Unlike Biljana and Nikolina, Ivana did not consider a military career until the end of secondary school. She only knew that she wanted a dynamic job. One day, the promotional team of the Croatian Armed Forces and the Ministry of Defence came to her school to present the options of joining the military and receiving a military education. After a period of contemplation, she told her parents that she wanted to try out for the military. Her mother was so shocked that she dropped a spoon, while her father said: “Try it. If you like the job, stick to it.” Ivana’s first choice of studies was Military Leadership and Management at the Croatian Defence Academy, but she was 20 seconds away from achieving the minimum result in the 3200-metre qualifying run. In spite of that, she did not give up. She trained even harder than before in order to prove to herself that she can do it. She successfully completed voluntary military training and specialized training and passed the trial period in her unit.

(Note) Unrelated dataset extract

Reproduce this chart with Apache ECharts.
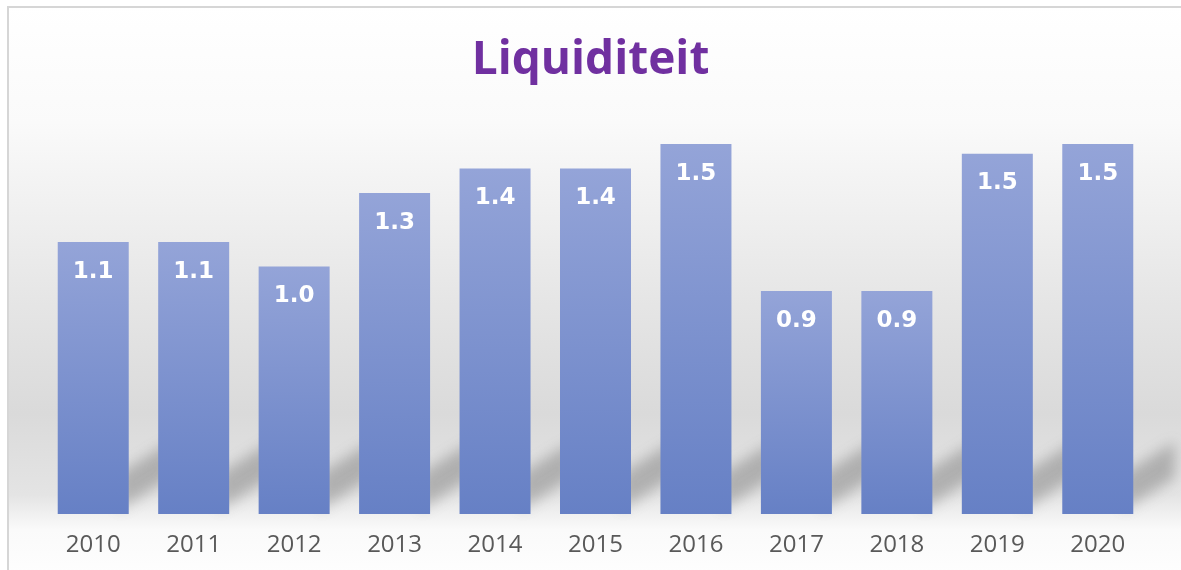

All of that led her to the 3rd Croatian Contingent in Poland, where she is yet another female sightsetter on the Vulkan. Although the job is physically demanding, Ivana says: “I try hard that people do not notice a difference just because I am a woman. I try to do my job on my own. I give it my all in order to achieve what is expected of me. It feels great to succeed. My colleagues in the squad are great. We have been together for two years and are good friends. We are there for one another and I have never felt that I was being treated differently because I am a woman,” Ivana says and happily notices that women are bolder than before: “More and more women are joining the army. I hope there will be more of us in the future.” When asked for her plans after her return from Poland, Ivana answers: “Just like in everything else, I am letting my heart guide me. I definitely want to stay in the military. I would like to enrol into university, continue my education and advance in my professional career.”

NATO’s Battle Group Poland is located in Base Bemowo Piskie in north-eastern Poland. The 3rd Croatian Contingent in Enhanced Forward Presence (eFP) is one of four components of the battle group which is added to the Polish 15th Mechanized Brigade from Giżycko. Together with the members of American, British and Romanian armed forces, they conduct trainings and exercises on a daily basis so as to increase operability among allies. Battle Group Poland is comprised of 1200 soldiers, most of whom are members of the U.S. Armed Forces. Americans are also the leading nation within BGP. A component of the 3rd Croatian Contingent in eFPBG-USA within the battle group known as the Hedgehog Battery is made up of 76 male soldiers ad four female soldiers.